I am not going to pretend that I love all of my recurring "people are worried about whatever" sections equally, but I am a little sad that people haven't worried much about stock buybacks recently. My sadness may be due to the fact that back in the heyday of "people are worried about stock buybacks," I could joke that the 2016 presidential election might come down to the Rule 10b-18 safe harbor, which was pleasant enough compared to actual contested issues like whether the President of the United States of America should disapprove of Mussolini and the Ku Klux Klan. But I digress! Here is Justin Lahart at the Wall Street Journal worrying about stock buybacks; specifically, he is worried about past buybacks funded with debt:
The sticking point is that in a low-growth environment, paying down debt also may be harder. Especially because companies weren’t putting the money they borrowed into capital investments, which provide cash flows to help service debt. The stock they bought back won’t do that for them.
On the other hand, "High-Dividend Stocks Gain Appeal."
People are worried about bond market liquidity.
By Citi's calculations the market for significant new investment-grade deals saw 75 'no go' days over the past 12 months, in which the primary market was essentially shut.

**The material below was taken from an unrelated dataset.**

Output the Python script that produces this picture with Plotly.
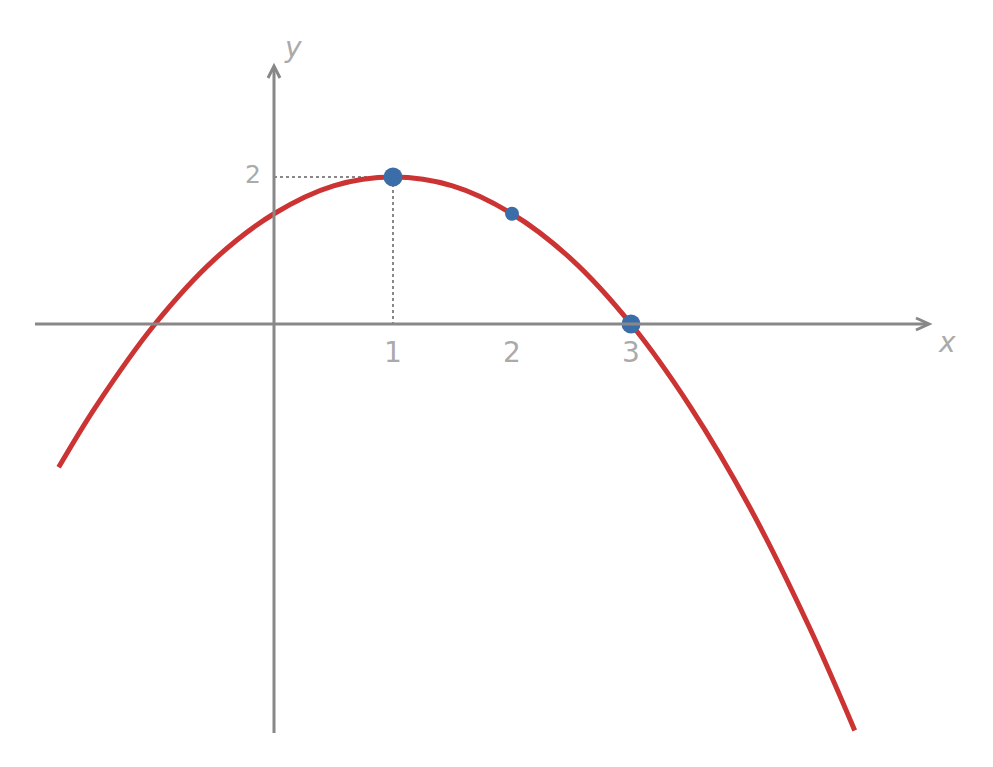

That's a higher rolling 12-month figure than what was seen during the depths of the financial crisis in 2008 to 2009.
And the Financial Industry Regulatory Authority "approved a proposal designed to help retail customers understand and compare transaction costs in fixed-income securities," which would, if approved by the Securities and Exchange Commission, "require member firms to disclose on retail customer confirmations the 'mark-up' or 'mark-down' for most transactions in corporate and agency debt securities."